▸ Exercise: A single run of lines is to be printed exactly: starting at the line with "Reproduce this diagram with TikZ." and ending at the line with "(0,0) rectangle (827,496);", both included. Leave the pictures out.

▸ Stored data:
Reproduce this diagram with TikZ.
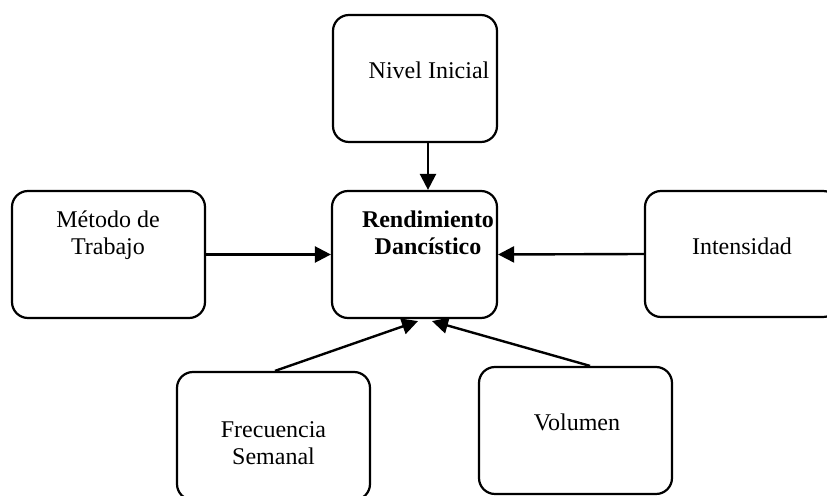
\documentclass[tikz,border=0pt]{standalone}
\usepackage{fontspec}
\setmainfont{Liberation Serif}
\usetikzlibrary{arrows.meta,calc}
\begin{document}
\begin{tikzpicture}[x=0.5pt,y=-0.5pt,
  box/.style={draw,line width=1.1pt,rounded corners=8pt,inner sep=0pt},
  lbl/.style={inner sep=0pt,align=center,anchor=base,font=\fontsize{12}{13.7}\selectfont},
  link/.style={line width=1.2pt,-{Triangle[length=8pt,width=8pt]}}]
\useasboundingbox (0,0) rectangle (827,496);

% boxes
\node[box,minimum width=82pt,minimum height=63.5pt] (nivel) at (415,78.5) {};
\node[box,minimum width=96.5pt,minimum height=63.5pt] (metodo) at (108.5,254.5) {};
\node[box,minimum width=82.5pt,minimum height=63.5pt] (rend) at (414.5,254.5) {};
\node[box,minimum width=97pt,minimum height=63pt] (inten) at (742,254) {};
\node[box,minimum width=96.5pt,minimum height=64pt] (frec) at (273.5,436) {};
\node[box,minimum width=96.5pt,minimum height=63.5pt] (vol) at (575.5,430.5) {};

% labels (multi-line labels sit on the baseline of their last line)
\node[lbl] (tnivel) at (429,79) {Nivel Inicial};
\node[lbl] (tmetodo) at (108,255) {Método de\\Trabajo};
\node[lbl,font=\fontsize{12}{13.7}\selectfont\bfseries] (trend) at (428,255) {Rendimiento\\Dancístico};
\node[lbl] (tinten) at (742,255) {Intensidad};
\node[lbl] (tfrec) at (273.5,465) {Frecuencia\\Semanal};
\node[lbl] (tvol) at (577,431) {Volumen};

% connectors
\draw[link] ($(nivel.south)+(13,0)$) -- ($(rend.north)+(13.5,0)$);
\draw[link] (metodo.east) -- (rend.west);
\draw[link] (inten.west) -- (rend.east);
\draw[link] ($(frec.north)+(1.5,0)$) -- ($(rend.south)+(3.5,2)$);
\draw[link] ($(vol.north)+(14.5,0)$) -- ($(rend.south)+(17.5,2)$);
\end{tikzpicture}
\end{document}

--

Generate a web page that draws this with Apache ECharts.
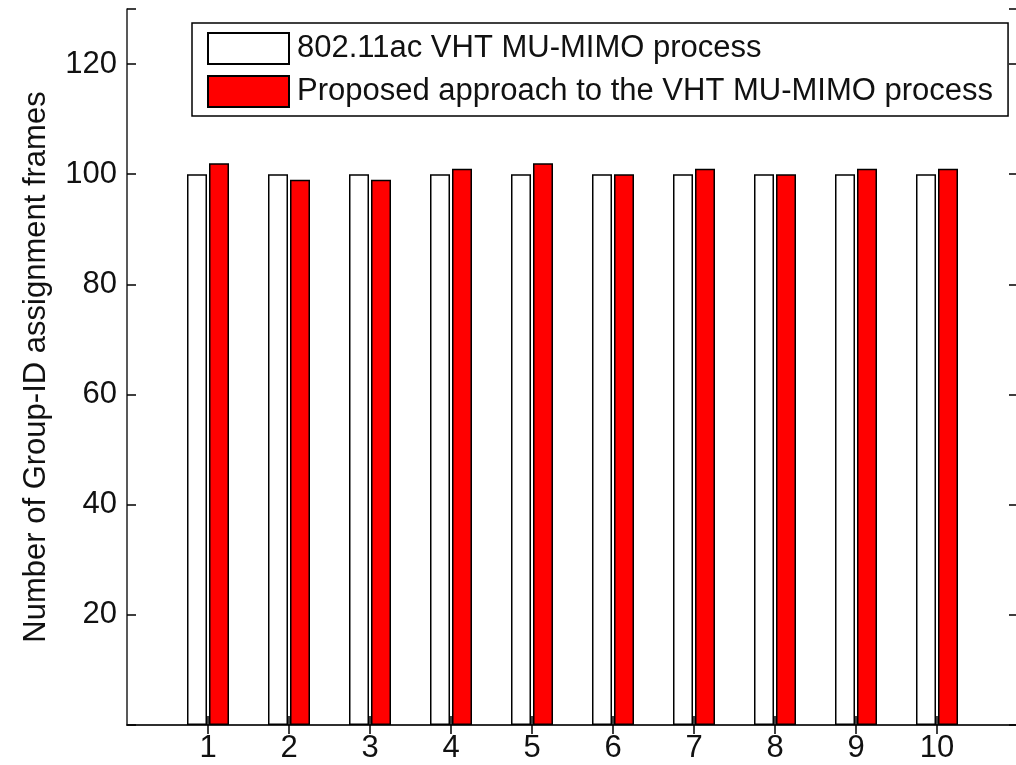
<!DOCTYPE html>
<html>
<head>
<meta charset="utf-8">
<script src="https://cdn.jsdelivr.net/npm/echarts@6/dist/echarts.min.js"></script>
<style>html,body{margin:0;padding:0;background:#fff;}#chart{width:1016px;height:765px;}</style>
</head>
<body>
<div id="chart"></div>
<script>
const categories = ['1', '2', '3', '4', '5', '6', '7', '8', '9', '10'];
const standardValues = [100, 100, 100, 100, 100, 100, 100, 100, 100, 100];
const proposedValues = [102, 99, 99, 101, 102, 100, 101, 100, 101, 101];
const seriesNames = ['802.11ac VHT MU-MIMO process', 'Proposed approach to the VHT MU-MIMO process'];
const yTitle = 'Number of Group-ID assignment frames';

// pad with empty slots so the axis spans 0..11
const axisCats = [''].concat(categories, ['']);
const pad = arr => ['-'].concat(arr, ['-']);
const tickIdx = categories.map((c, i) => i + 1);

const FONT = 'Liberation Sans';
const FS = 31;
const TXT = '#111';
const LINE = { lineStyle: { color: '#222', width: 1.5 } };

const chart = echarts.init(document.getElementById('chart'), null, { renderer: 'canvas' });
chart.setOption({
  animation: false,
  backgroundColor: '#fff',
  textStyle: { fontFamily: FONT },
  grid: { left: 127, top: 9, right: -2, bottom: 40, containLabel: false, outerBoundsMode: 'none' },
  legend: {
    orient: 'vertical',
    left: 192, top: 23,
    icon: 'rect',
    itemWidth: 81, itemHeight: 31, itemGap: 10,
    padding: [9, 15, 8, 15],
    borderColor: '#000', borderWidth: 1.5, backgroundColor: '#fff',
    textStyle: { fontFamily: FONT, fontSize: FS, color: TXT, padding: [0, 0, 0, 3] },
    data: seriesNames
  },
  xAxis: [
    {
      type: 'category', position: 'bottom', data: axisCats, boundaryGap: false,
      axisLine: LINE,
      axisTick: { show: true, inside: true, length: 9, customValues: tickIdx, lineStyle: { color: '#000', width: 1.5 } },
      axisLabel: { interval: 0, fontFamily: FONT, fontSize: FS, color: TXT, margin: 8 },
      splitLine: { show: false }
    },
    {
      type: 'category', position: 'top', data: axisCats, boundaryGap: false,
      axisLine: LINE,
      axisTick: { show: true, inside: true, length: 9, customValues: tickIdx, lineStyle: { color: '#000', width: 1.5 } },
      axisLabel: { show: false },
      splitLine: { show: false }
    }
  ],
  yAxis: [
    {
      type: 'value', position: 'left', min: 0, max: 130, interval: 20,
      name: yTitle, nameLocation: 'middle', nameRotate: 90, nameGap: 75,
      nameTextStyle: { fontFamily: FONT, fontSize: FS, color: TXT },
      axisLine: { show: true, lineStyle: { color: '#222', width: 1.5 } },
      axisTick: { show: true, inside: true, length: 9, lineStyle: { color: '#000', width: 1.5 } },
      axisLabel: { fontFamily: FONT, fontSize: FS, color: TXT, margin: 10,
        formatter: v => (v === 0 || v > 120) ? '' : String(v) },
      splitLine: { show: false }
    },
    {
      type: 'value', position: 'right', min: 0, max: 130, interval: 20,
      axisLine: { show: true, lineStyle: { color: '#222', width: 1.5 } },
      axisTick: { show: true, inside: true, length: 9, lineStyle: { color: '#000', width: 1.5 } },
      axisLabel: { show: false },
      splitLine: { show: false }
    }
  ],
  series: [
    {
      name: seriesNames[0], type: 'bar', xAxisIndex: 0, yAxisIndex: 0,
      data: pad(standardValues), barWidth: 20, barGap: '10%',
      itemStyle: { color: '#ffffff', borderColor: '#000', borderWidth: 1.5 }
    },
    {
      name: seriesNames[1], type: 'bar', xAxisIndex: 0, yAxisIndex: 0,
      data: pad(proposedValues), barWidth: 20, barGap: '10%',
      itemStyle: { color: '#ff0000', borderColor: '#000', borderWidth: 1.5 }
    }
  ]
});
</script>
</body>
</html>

...

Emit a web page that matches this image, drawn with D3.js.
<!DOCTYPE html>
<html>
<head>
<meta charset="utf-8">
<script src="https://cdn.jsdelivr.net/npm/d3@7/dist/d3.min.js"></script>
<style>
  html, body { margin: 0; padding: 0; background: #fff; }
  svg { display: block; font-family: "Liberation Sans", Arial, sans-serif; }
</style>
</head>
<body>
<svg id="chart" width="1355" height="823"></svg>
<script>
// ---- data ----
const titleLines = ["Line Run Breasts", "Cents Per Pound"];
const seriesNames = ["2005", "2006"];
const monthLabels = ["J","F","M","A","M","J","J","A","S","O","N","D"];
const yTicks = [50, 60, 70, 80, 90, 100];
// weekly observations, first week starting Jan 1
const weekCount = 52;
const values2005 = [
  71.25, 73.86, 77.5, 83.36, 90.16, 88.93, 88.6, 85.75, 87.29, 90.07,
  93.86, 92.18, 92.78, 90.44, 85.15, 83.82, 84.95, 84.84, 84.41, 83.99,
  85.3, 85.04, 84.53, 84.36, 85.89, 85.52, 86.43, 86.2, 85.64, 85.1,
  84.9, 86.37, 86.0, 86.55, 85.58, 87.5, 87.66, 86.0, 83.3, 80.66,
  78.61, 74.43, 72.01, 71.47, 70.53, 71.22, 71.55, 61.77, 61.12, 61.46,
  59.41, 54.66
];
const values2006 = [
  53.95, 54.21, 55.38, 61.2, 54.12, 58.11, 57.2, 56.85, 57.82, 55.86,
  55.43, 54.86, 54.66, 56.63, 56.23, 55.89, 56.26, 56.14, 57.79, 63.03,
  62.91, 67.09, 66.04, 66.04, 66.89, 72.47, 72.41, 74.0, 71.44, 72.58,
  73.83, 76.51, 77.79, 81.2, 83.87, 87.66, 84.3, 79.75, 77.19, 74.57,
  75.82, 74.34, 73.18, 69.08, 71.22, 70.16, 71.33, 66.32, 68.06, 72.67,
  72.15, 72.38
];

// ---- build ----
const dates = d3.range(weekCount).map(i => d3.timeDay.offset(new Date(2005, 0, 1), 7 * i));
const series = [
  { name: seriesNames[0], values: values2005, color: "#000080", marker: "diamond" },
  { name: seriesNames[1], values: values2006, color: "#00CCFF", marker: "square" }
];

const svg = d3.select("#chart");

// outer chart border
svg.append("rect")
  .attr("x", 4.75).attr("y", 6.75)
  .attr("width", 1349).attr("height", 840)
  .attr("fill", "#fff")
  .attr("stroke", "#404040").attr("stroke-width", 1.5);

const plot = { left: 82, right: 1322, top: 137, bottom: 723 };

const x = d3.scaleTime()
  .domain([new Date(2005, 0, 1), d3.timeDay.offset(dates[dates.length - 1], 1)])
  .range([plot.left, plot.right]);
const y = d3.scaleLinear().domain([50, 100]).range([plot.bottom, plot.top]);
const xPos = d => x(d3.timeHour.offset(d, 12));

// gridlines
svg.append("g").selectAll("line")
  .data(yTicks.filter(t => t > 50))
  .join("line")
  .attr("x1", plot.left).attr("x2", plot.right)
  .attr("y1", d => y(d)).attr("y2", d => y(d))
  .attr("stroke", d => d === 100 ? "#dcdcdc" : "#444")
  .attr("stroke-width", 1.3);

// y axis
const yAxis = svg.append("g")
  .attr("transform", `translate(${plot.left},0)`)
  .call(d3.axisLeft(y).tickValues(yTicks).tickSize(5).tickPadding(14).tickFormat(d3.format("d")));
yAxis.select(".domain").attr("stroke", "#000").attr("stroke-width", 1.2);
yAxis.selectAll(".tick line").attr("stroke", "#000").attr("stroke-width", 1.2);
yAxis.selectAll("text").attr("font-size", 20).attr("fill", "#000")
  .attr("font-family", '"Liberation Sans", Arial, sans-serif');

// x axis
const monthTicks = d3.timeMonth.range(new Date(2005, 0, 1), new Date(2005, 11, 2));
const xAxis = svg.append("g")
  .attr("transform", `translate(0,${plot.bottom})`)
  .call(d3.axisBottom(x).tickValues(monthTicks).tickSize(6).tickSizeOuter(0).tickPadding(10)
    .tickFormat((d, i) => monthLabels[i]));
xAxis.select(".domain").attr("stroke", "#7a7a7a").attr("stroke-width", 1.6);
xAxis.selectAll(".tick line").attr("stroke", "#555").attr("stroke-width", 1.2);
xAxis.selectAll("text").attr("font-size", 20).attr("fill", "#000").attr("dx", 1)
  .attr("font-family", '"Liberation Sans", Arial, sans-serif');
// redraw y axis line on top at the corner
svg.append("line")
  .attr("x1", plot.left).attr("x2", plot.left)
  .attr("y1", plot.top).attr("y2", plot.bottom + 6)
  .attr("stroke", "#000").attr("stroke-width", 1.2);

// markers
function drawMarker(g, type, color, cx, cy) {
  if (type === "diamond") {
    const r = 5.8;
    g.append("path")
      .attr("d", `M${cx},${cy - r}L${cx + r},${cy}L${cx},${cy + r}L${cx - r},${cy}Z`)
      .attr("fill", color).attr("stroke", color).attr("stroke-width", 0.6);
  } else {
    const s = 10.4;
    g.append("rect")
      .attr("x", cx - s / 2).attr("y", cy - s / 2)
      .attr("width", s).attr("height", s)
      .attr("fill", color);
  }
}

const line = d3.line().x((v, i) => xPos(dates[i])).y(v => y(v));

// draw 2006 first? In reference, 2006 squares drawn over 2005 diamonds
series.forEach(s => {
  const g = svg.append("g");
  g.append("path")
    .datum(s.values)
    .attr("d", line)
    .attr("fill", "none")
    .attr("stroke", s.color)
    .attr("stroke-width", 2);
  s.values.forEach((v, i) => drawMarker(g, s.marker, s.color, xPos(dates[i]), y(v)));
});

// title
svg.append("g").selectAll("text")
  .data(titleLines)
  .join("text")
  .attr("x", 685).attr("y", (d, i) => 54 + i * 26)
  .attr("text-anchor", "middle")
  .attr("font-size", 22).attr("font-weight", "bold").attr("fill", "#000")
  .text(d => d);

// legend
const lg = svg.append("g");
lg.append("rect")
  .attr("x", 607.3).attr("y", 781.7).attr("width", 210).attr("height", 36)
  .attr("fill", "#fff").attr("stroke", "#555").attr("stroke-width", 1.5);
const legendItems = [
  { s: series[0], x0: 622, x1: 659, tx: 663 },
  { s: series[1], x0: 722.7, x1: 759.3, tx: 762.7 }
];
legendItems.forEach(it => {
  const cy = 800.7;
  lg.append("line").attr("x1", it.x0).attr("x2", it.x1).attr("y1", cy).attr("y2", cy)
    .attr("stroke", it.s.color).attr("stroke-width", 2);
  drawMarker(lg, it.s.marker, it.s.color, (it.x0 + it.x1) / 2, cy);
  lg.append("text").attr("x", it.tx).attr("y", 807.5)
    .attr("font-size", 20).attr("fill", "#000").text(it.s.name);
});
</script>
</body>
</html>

▸ Completed task:
Reproduce this diagram with TikZ.
\documentclass[tikz,border=0pt]{standalone}
\usepackage{fontspec}
\setmainfont{Liberation Serif}
\usetikzlibrary{arrows.meta,calc}
\begin{document}
\begin{tikzpicture}[x=0.5pt,y=-0.5pt,
  box/.style={draw,line width=1.1pt,rounded corners=8pt,inner sep=0pt},
  lbl/.style={inner sep=0pt,align=center,anchor=base,font=\fontsize{12}{13.7}\selectfont},
  link/.style={line width=1.2pt,-{Triangle[length=8pt,width=8pt]}}]
\useasboundingbox (0,0) rectangle (827,496);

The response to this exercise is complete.